A árvore
Euclides Neto
Folha do cacau - Camacan - BA - 1984
Conta-se que Lampião não tomava banho e vivia de corpo imundo, mas sempre a recender loções. Assim são as pessoas que andam a pregar o amor sem praticá-lo. Amam o próximo, mas sugam-no até deixá-lo exangue. Amam a natureza, a árvore. Porém jamais pensam em preservar o cedro, o jequitibá, a jaqueira encontrada na exuberância da sua frutificação. Sempre enxergam na árvore um objeto de lucro imediato: a tábua, o mourão, a estaca. Não ama aquele conjunto de raízes, tronco, galhos e folhas, rotineiramente a metabolizar seiva e clorofila no laboratório que fabrica oxigênio para a humanidade.
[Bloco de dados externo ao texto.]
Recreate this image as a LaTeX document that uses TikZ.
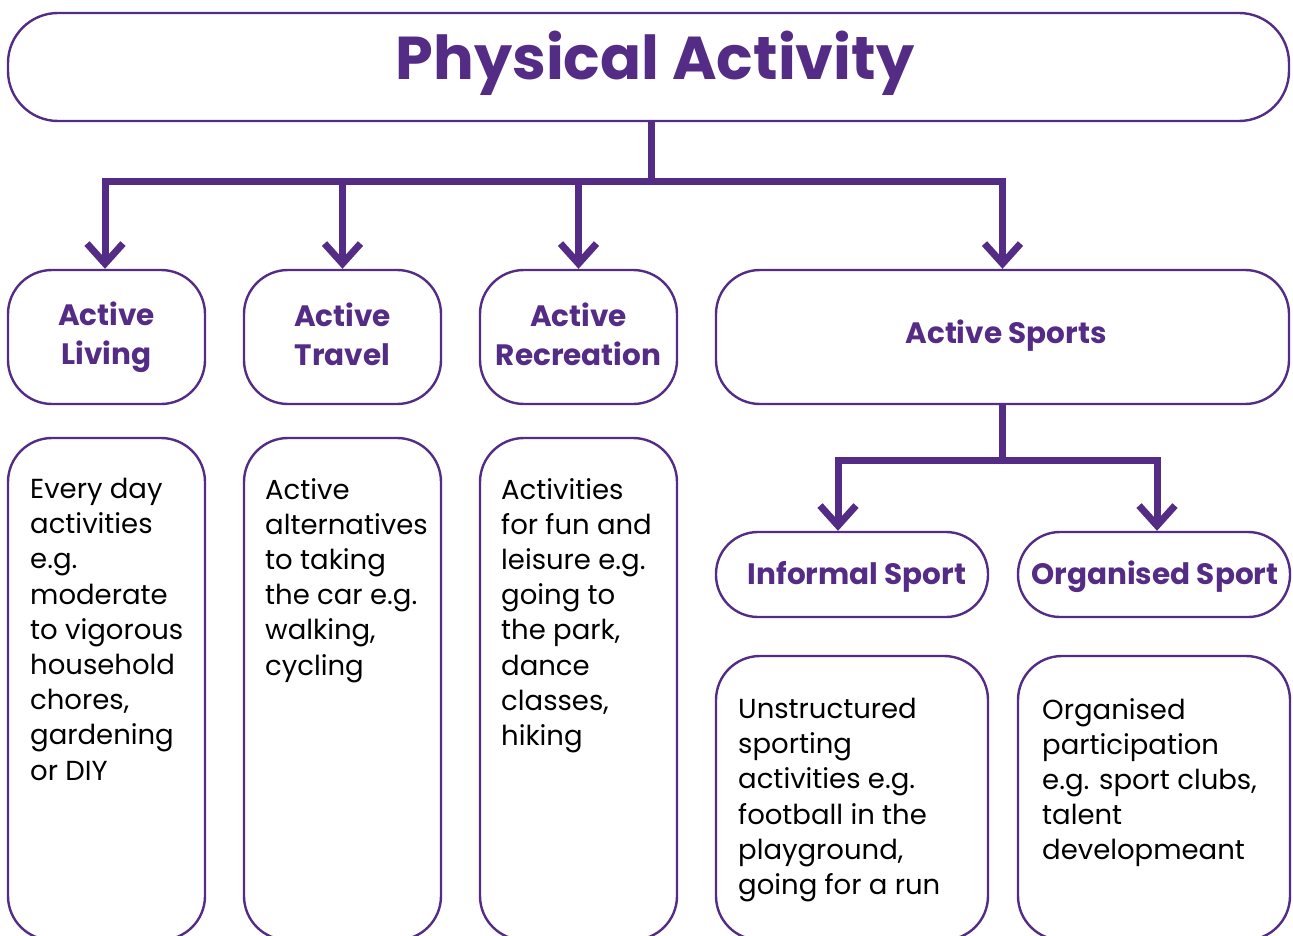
\documentclass[tikz,border=0pt]{standalone}
\usepackage{fontspec}
\setmainfont{Poppins}
\usetikzlibrary{arrows.meta,calc}
\definecolor{pa}{RGB}{84,44,133}
\begin{document}
\begin{tikzpicture}[x=1pt,y=-1pt,
  box/.style={draw=pa, line width=2.4pt, rounded corners=44pt, inner sep=0pt},
  pill/.style={draw=pa, line width=2.4pt, rounded corners=42pt, inner sep=0pt},
  head/.style={text=pa, font=\fontsize{29.5}{39}\selectfont\bfseries, align=center},
  desc/.style={text=black, font=\fontsize{27.5}{35.2}\selectfont, align=left, inner sep=0pt, anchor=north west},
  conn/.style={draw=pa, line width=7pt},
  arr/.style={conn, -{Straight Barb[sharp, length=20pt, width=36pt]}}]
\useasboundingbox (0,0) rectangle (1293,936);
\clip (0,0) rectangle (1293,936);
% title
\node[box, rounded corners=50pt, minimum width=1281pt, minimum height=108pt] (title) at (648.5,67) {};
\node[text=pa, font=\fontsize{60.5}{70}\selectfont\bfseries] (titletext) at (655,63) {Physical Activity};
% row 1
\node[box, minimum width=197pt, minimum height=134pt] (living) at (106.5,337) {};
\node[head] (livingt) at (106.5,337) {Active\\Living};
\node[box, minimum width=197pt, minimum height=134pt] (travel) at (342.5,337) {};
\node[head] (travelt) at (342.5,334) {Active\\Travel};
\node[box, minimum width=197pt, minimum height=134pt] (recr) at (578.5,337) {};
\node[head] (recrt) at (578.5,334) {Active\\Recreation};
\node[box, minimum width=573pt, minimum height=134pt] (sports) at (1002.5,337) {};
\node[head] (sportst) at (1006,336) {Active Sports};
% row 1 descriptions
\node[box, minimum width=197pt, minimum height=502pt] (d1) at (106.5,689) {};
\node[desc] (d1t) at (30,478) {Every day\\activities\\e.g.\\moderate\\to vigorous\\household\\chores,\\gardening\\or DIY};
\node[box, minimum width=197pt, minimum height=502pt] (d2) at (342.5,689) {};
\node[desc] (d2t) at (265,478) {Active\\alternatives\\to taking\\the car e.g.\\walking,\\cycling};
\node[box, minimum width=197pt, minimum height=502pt] (d3) at (578.5,689) {};
\node[desc] (d3t) at (501,478) {Activities\\for fun and\\leisure e.g.\\going to\\the park,\\dance\\classes,\\hiking};
% sports subtree
\node[pill, minimum width=272pt, minimum height=85pt] (inf) at (852,574.5) {};
\node[head] (inft) at (857,577) {Informal Sport};
\node[pill, minimum width=272pt, minimum height=85pt] (org) at (1154,574.5) {};
\node[head] (orgt) at (1155,577) {Organised Sport};
\node[box, minimum width=272pt, minimum height=284pt] (d4) at (852,798) {};
\node[desc] (d4t) at (738,698) {Unstructured\\sporting\\activities e.g.\\football in the\\playground,\\going for a run};
\node[box, minimum width=272pt, minimum height=284pt] (d5) at (1154,798) {};
\node[desc] (d5t) at (1042,698) {Organised\\participation\\e.g. sport clubs,\\talent\\developmeant};
% connectors
\coordinate (j1) at (651,182);
\draw[conn] (j1 |- title.south) -- (j1);
\draw[arr] (j1) -| ([xshift=-1.5pt]living.north);
\draw[arr] (j1) -| (travel.north);
\draw[arr] (j1) -| (recr.north);
\draw[arr] (j1) -| (sports.north);
\coordinate (j2) at (1002.5,460);
\draw[conn] (sports.south) -- (j2);
\draw[arr] (j2) -| ([xshift=-14pt]inf.north);
\draw[arr] (j2) -| ([xshift=3pt]org.north);
\end{tikzpicture}
\end{document}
Poucos se lembram que, antes mesmo da existência do animal mais inferior (a monera), foram necessárias as algas primevas, razão da própria vida. O fruto, a flor, a sombra, o lenho, as essências, que dão os remédios e escamoteiam os nossos odores arnicosos são meros subprodutos perante a grandeza das condições que as antas criam, permitindo o surgimento e a continuação da vida.
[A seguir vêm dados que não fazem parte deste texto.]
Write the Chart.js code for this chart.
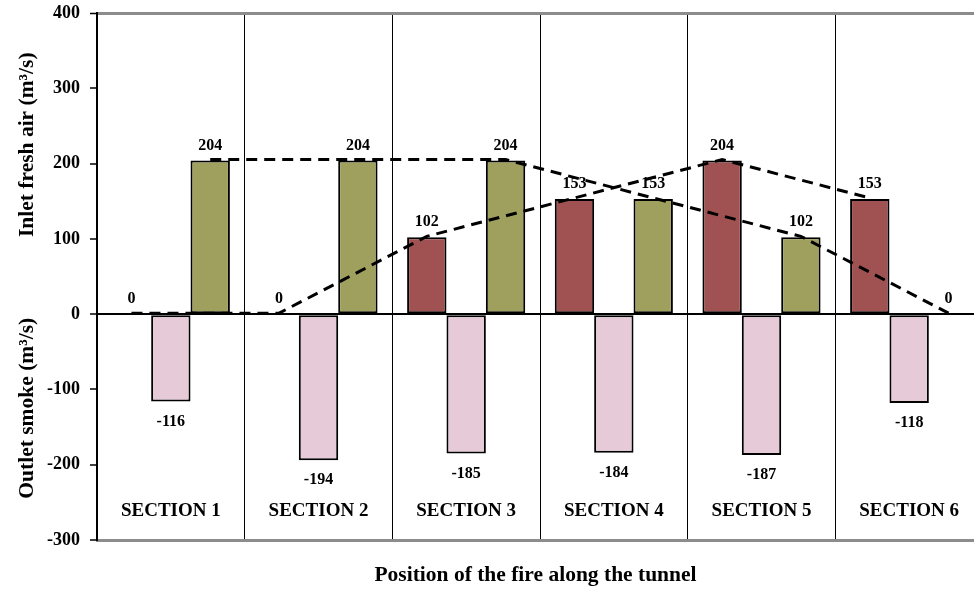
<!DOCTYPE html>
<html>
<head>
<meta charset="utf-8">
<title>Position of the fire along the tunnel</title>
<script src="https://cdn.jsdelivr.net/npm/chart.js@4.4.1/dist/chart.umd.min.js"></script>
<style>
	html, body { margin: 0; padding: 0; background: #fff; overflow: hidden; }
	#wrap { width: 974px; height: 590px; overflow: hidden; }
</style>
</head>
<body>
<div id="wrap"><canvas id="myChart" width="983" height="590"></canvas></div>
<script>
'use strict';

// data
let sections    = ['SECTION 1', 'SECTION 2', 'SECTION 3', 'SECTION 4', 'SECTION 5', 'SECTION 6'];
let inletNear   = [0, 0, 102, 153, 204, 153];            // red bars
let outletSmoke = [-116, -194, -185, -184, -187, -118];  // pink bars
let inletFar    = [204, 204, 204, 153, 102, 0];          // olive bars
let yMin = -300, yMax = 400, yStep = 100;

let serif = '"Liberation Serif", "Times New Roman", serif';
let xTitle = 'Position of the fire along the tunnel';

let annotate = {
	id: 'annotate',
	afterDatasetsDraw: function (chart) {
		let ctx = chart.ctx;
		let x = chart.scales.x, y = chart.scales.y;
		ctx.save();

		// dashed lines joining the tops of the red and the olive bars
		ctx.strokeStyle = '#000';
		ctx.lineWidth = 3;
		ctx.setLineDash([11, 7]);
		[0, 2].forEach(function (di) {
			let bars = chart.getDatasetMeta(di).data;
			ctx.beginPath();
			bars.forEach(function (bar, i) {
				if (i === 0) ctx.moveTo(bar.x, bar.y - 1);
				else ctx.lineTo(bar.x, bar.y - 1);
			});
			ctx.stroke();
		});
		ctx.setLineDash([]);

		ctx.fillStyle = '#000';
		ctx.textAlign = 'center';
		ctx.textBaseline = 'middle';

		// value labels on the bars
		ctx.font = 'bold 16px ' + serif;
		[0, 1, 2].forEach(function (di) {
			let values = chart.data.datasets[di].data;
			chart.getDatasetMeta(di).data.forEach(function (bar, i) {
				let v = values[i];
				ctx.fillText(String(v), bar.x, v < 0 ? bar.y + 20 : bar.y - 15);
			});
		});

		// section names inside the plot
		ctx.font = 'bold 19px ' + serif;
		sections.forEach(function (s, i) {
			ctx.fillText(s, x.getPixelForValue(i), y.getPixelForValue(-262));
		});

		// x title, centred on the visible part of the plot
		let visRight = document.getElementById('wrap').clientWidth;
		ctx.font = 'bold 21.5px ' + serif;
		ctx.fillText(xTitle, (x.left + visRight) / 2, x.bottom - 15);

		// the two y titles
		ctx.translate(27, 0);
		ctx.rotate(-Math.PI / 2);
		ctx.fillText('Inlet fresh air (m\u00b3/s)', -y.getPixelForValue(225), 0);
		ctx.fillText('Outlet smoke (m\u00b3/s)', -y.getPixelForValue(-125), 0);
		ctx.restore();
	}
};

let ctx = document.getElementById('myChart').getContext('2d');
let barStyle = {
	borderColor       : '#000',
	borderWidth       : 2,
	borderSkipped     : false,
	categoryPercentage: 0.8,
	barPercentage     : 1.0
};
let data = {
	labels  : sections,
	datasets: [
		Object.assign({label: 'Inlet (near)', data: inletNear, backgroundColor: '#a05252'}, barStyle),
		Object.assign({label: 'Outlet smoke', data: outletSmoke, backgroundColor: '#e6cad8'}, barStyle),
		Object.assign({label: 'Inlet (far)', data: inletFar, backgroundColor: '#a0a05e'}, barStyle)
	]
};

let myChart = new Chart(ctx, {
	type   : 'bar',
	data   : data,
	plugins: [annotate],
	options: {
		responsive: false,
		animation : false,
		layout    : {padding: {top: 13, right: 0, bottom: 0, left: 0}},
		plugins   : {legend: {display: false}, tooltip: {enabled: false}},
		scales    : {
			x: {
				offset  : true,
				grid    : {offset: true, color: '#000', lineWidth: 1, drawTicks: false},
				border  : {color: '#8c8c8c', width: 3},
				ticks   : {display: false},
				afterFit: function (s) { s.height = 50; }
			},
			y: {
				min  : yMin,
				max  : yMax,
				ticks: {
					stepSize: yStep,
					color   : '#000',
					padding : 10,
					font    : {family: serif, size: 18, weight: 'bold'}
				},
				grid : {
					color: function (c) {
						let v = c.tick.value;
						if (v === 0) return '#000';
						if (v === yMax || v === yMin) return '#8c8c8c';
						return 'rgba(0,0,0,0)';
					},
					lineWidth: function (c) {
						return c.tick.value === yMax ? 3 : 2;
					},
					tickColor : '#000',
					tickLength: 7,
					tickWidth : 1.5
				},
				border  : {color: '#000', width: 2},
				afterFit: function (s) {
					s.width = 97;
					s.paddingTop = 0;
					s.paddingBottom = 0;
				}
			}
		}
	}
});
</script>
</body>
</html>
Devido à fartura e desperdício da nossa floresta Atlântica, desprezamos a árvore. Daí o descaso com que a tratamos quando a vemos plantada no passeio da rua onde moramos. Talvez seja uma negação paradoxal e inconsciente da nossa origem mateira, imaginando parecermos civilizados, quando, na realidade, os povos mais evoluídos protegem o verde como um tabu. Está aí o Japão a recuperar todas as encostas vulcânicas (70% de suas terras), exportando já a madeira que há pouco importava até para embalagens industriais.
Descendemos de índios botadores de fogo e continuamos a ateá-lo no despropósito da estupidez. Chega-se ao requinte: na Amazônia é proibido derrubar castanheiras, mogno e seringueiras. Pois bem: cabruca-se a mata, deixando tais raridades em pé, cumprindo a lei. Mas, em seguida, tacam o pau de fósforo no roçado e, das árvores protegidas, restam somente os fantasmas negros dos carvões.
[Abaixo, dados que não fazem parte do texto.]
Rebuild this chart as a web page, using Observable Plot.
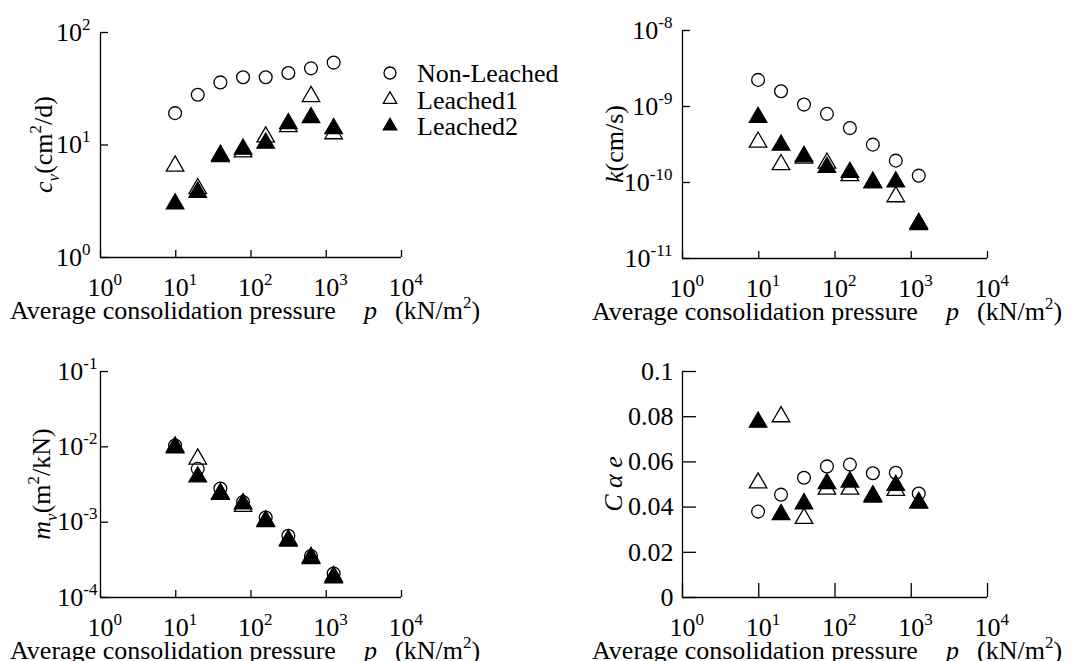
<!DOCTYPE html>
<html><head><meta charset="utf-8">
<script src="https://cdn.jsdelivr.net/npm/d3@7"></script>
<script src="https://cdn.jsdelivr.net/npm/@observablehq/plot@0.6"></script>
<style>
html,body{margin:0;padding:0;background:#fff;}
#root{position:relative;width:1075px;height:661px;overflow:hidden;font-family:"Liberation Serif","Times New Roman",serif;}
#root svg{position:absolute;overflow:visible;}
</style></head><body><div id="root"></div>
<script>
// ---- data ----
const pressure = [9.8, 19.6, 39.2, 78.4, 156.8, 313.6, 627.2, 1254.4];
const seriesNames = ["Non-Leached", "Leached1", "Leached2"];
const xTicks = [1, 10, 100, 1000, 10000];

const cvNonLeached = [19.2, 28, 36, 40, 40, 43.7, 48, 54];
const cvLeached1   = [6.5, 4.1, 8.1, 8.7, 11.8, 14.6, 27, 12.6];
const cvLeached2   = [3.0, 3.8, 7.9, 9.2, 10.4, 15.5, 17.5, 14];

const kNonLeached = [2.24e-9, 1.59e-9, 1.06e-9, 8.0e-10, 5.2e-10, 3.15e-10, 1.94e-10, 1.23e-10];
const kLeached1   = [3.4e-10, 1.72e-10, 2.1e-10, 1.8e-10, 1.23e-10, 1.0e-10, 6.5e-11, 2.8e-11];
const kLeached2   = [7.2e-10, 3.1e-10, 2.2e-10, 1.58e-10, 1.36e-10, 1.0e-10, 1.02e-10, 2.9e-11];

const mvNonLeached = [1.04e-2, 5.1e-3, 2.8e-3, 1.85e-3, 1.15e-3, 6.6e-4, 3.56e-4, 2.08e-4];
const mvLeached1   = [1.0e-2, 6.9e-3, 2.4e-3, 1.62e-3, 1.02e-3, 5.8e-4, 3.4e-4, 1.9e-4];
const mvLeached2   = [9.7e-3, 4.0e-3, 2.34e-3, 1.76e-3, 1.04e-3, 5.6e-4, 3.3e-4, 1.82e-4];

const caeNonLeached = [0.038, 0.0455, 0.053, 0.058, 0.0588, 0.055, 0.0552, 0.046];
const caeLeached1   = [0.0507, 0.080, 0.035, 0.048, 0.048, 0.045, 0.0474, 0.042];
const caeLeached2   = [0.0776, 0.0367, 0.0415, 0.0504, 0.0511, 0.0445, 0.0496, 0.0418];

const cvTicks = [1, 10, 100];
const kTicks = [1e-11, 1e-10, 1e-9, 1e-8];
const mvTicks = [1e-4, 1e-3, 1e-2, 1e-1];
const caeTicks = [0, 0.02, 0.04, 0.06, 0.08, 0.1];
const caeTickLabels = ["0", "0.02", "0.04", "0.06", "0.08", "0.1"];

// ---- helpers ----
function rows(nl, l1, l2) {
  const out = [];
  [nl, l1, l2].forEach((arr, si) => arr.forEach((v, i) => out.push({p: pressure[i], v, s: seriesNames[si]})));
  return out;
}
const powFmt = d => "10^" + Math.round(Math.log10(d));

function supify(svg) {
  d3.select(svg).selectAll("text").each(function() {
    const m = /^10\^(-?\d+)$/.exec(this.textContent);
    if (!m) return;
    const t = d3.select(this); t.text(null);
    t.append("tspan").attr("class", "base").text("10");
    t.append("tspan").attr("dy", -11).attr("font-size", 17).text(m[1]);
  });
  d3.select(svg).selectAll('g[aria-label="x-axis tick label"] text').each(function() {
    d3.select(this).attr("text-anchor", "start");
    d3.select(this).select("tspan.base").attr("dx", -13);
  });
}

function addParts(t, parts) {
  let shift = 0;
  parts.forEach(([txt, st]) => {
    const s = t.append("tspan").text(txt);
    let target = 0;
    if (st.includes("i")) s.attr("font-style", "italic");
    if (st.includes("sub")) { target = 7; s.attr("font-size", 17); }
    if (st.includes("sup")) { target = -11; s.attr("font-size", 17); }
    if (target - shift) s.attr("dy", target - shift);
    shift = target;
  });
}

function panel(cfg) {
  const data = rows(...cfg.series);
  const yBottom = cfg.yDomain[0];
  const plot = Plot.plot({
    width: cfg.width, height: cfg.height,
    marginLeft: cfg.mL, marginRight: cfg.mR, marginTop: cfg.mT, marginBottom: cfg.mB,
    style: {background: "transparent", fontFamily: '"Liberation Serif", serif', fontSize: "26px", color: "black", overflow: "visible"},
    x: {type: "log", domain: [1, 1e4]},
    y: {type: cfg.yType, domain: cfg.yDomain},
    marks: [
      Plot.axisX(xTicks, {tickSize: -cfg.tickX, fill: "none", strokeWidth: 1.3, label: null}),
      Plot.axisX(xTicks, {tickSize: 0, tickPadding: 20, tickFormat: powFmt, label: null}),
      Plot.axisY(cfg.yTicks, {tickSize: -cfg.tickY, fill: "none", strokeWidth: 1.3, label: null}),
      Plot.axisY(cfg.yTicks, {tickSize: 0, tickPadding: cfg.yGap, tickFormat: cfg.yFmt, label: null}),
      Plot.ruleX([1], {strokeWidth: 1.3}),
      Plot.ruleY([yBottom], {strokeWidth: 1.3}),
      Plot.dot(data.filter(d => d.s === seriesNames[0]), {x: "p", y: "v", symbol: "circle", r: 6.4, stroke: "black", fill: "none", strokeWidth: 1.3}),
      Plot.dot(data.filter(d => d.s === seriesNames[1]), {x: "p", y: "v", symbol: "triangle", r: 6.5, stroke: "black", fill: "none", strokeWidth: 1.3}),
      Plot.dot(data.filter(d => d.s === seriesNames[2]), {x: "p", y: "v", symbol: "triangle", r: 6.5, stroke: "black", fill: "black", strokeWidth: 1.3})
    ]
  });
  plot.style.left = cfg.left + "px";
  plot.style.top = cfg.top + "px";
  supify(plot);
  const svg = d3.select(plot);
  // x axis title
  const x0 = cfg.mL - 90;
  const bl = cfg.height - cfg.mB + 62;
  const xt = svg.append("text").attr("x", x0).attr("y", bl).attr("font-size", 26)
    .attr("text-anchor", "start").attr("fill", "black");
  xt.append("tspan").text("Average consolidation pressure");
  xt.append("tspan").attr("x", x0 + 354).attr("font-style", "italic").text("p");
  xt.append("tspan").attr("x", x0 + 385).text("(kN/m");
  xt.append("tspan").attr("dy", -11).attr("font-size", 17).text("2");
  xt.append("tspan").attr("dy", 11).text(")");
  // y axis title
  const yc = cfg.mT + (cfg.height - cfg.mT - cfg.mB) / 2;
  const yt = svg.append("text").attr("transform", `translate(${cfg.titleX},${yc}) rotate(-90)`)
    .attr("text-anchor", "middle").attr("font-size", 26).attr("fill", "black");
  addParts(yt, cfg.title);
  document.getElementById("root").appendChild(plot);
}

panel({left: 0, top: 0, width: 540, height: 330, mL: 100, mR: 139, mT: 32, mB: 73,
  yType: "log", yDomain: [1, 100], yTicks: cvTicks, yFmt: powFmt, yGap: 10, tickX: 7, tickY: 8,
  series: [cvNonLeached, cvLeached1, cvLeached2], titleX: 52,
  title: [["c", "i"], ["v", "i sub"], ["(cm", ""], ["2", "sup"], ["/d)", ""]]});

panel({left: 540, top: 0, width: 535, height: 330, mL: 142, mR: 88, mT: 30, mB: 72,
  yType: "log", yDomain: [1e-11, 1e-8], yTicks: kTicks, yFmt: powFmt, yGap: 10, tickX: 7, tickY: 8,
  series: [kNonLeached, kLeached1, kLeached2], titleX: 83,
  title: [["k", "i"], ["(cm/s)", ""]]});

panel({left: 0, top: 330, width: 540, height: 331, mL: 100, mR: 139, mT: 41, mB: 64,
  yType: "log", yDomain: [1e-4, 1e-1], yTicks: mvTicks, yFmt: powFmt, yGap: 3, tickX: 7, tickY: 8,
  series: [mvNonLeached, mvLeached1, mvLeached2], titleX: 50,
  title: [["m", "i"], ["v", "i sub"], ["(m", ""], ["2", "sup"], ["/kN)", ""]]});

panel({left: 540, top: 330, width: 535, height: 331, mL: 142, mR: 88, mT: 41, mB: 64,
  yType: "linear", yDomain: [0, 0.1], yTicks: caeTicks, yFmt: (d, i) => caeTickLabels[i], yGap: 9, tickX: 14, tickY: 14,
  series: [caeNonLeached, caeLeached1, caeLeached2], titleX: 82,
  title: [["C α e", "i"]]});

// ---- legend ----
const leg = d3.select("#root").append("svg").attr("width", 200).attr("height", 90)
  .style("left", "370px").style("top", "55px");
const legRows = [
  {name: seriesNames[0], sym: d3.symbolCircle, size: Math.PI * 36, fill: "none"},
  {name: seriesNames[1], sym: d3.symbolTriangle, size: Math.PI * 25, fill: "none"},
  {name: seriesNames[2], sym: d3.symbolTriangle, size: Math.PI * 25, fill: "black"}
];
legRows.forEach((r, i) => {
  const cy = 18 + i * 26.5;
  leg.append("path").attr("d", d3.symbol(r.sym, r.size)()).attr("transform", `translate(20,${cy})`)
    .attr("fill", r.fill).attr("stroke", "black").attr("stroke-width", 1.3);
  leg.append("text").attr("x", 47).attr("y", cy + 9).attr("font-size", 26)
    .attr("font-family", '"Liberation Serif", serif').attr("fill", "black").text(r.name);
});
</script></body></html>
Vivêssemos no Teerã e apreciaríamos o culto por uma simples folha verde. Lá, cidade construída com pilares e vigas de aço, cuja aridez desértica do solo dá a impressão que até a poeira é de limalhas de ferro abrasadas pelo sol, adora-se uma simples sombra, plantada junto ao filete d’água que escorre pela sarjeta, visando abrandar a secura ambiente. Aqui, se levantamos a vista, está a mata dos Panele e os cacauais dos Lessa. E nos esquecemos dos verões locais, quando os calçamentos reverberam a canícula em estiletes incandescentes.
Daí a oportunidade do movimento da Prefeitura Municipal, Rotary, Sindicato Rural, Maçonaria, Associação Comercial, enfim, todo o povo de Ipiaú — unidos na campanha de arborizar Ipiaú.
Que se convoque o Tiro de Guerra, dirigido pelo valoroso Sargento Roberto, para que fiscalize e proteja a iniciativa, já que em todas as boas obras a corporação está presente.
Que se crie um estado de espírito entre as crianças e jovens, tão afeitos aos nobres sentimentos humanos. Qual o menino dos bons tempos que não teve seu cajueiro pequenino, seu pé de laranja-lima, a goiabeira do quintal? De minha vez, lembro-me da jaqueira existente no terreiro da nossa casa, pra as bandas do Reachão: mal barreava o dia, já lá estava eu a piparotear as suculentas frutas. E quando me levaram ao colégio interno, na sofrida época em que demorávamos cinco dias das matas das Tesouras até Salvador — via Rio Novo, lombo de burro; caminhão a Jequié; estrada de ferro a Nazaré — vapor a Salvador, depois de esperar a maré. Era debaixo dessa jaqueira que minha mãe chorava a saudade do filho e, à sua sombra, esperava-me também, chorando de alegria, já aí nós dois — quando voltava às férias.
Que se proteja o antigo Horto Florestal, admirável bosque de cacaueiros centenários — único em uma cidade da região — ao lado da roça-modelo implantada pela Ceplac no Centro Agrícola de Educação.
Parabéns ao Rotary pelo trabalho do estímulo e a Prefeitura que desde a primeira gestão de Hildebrando Nunes vem batalhando para arborizar nossa Ipiaú.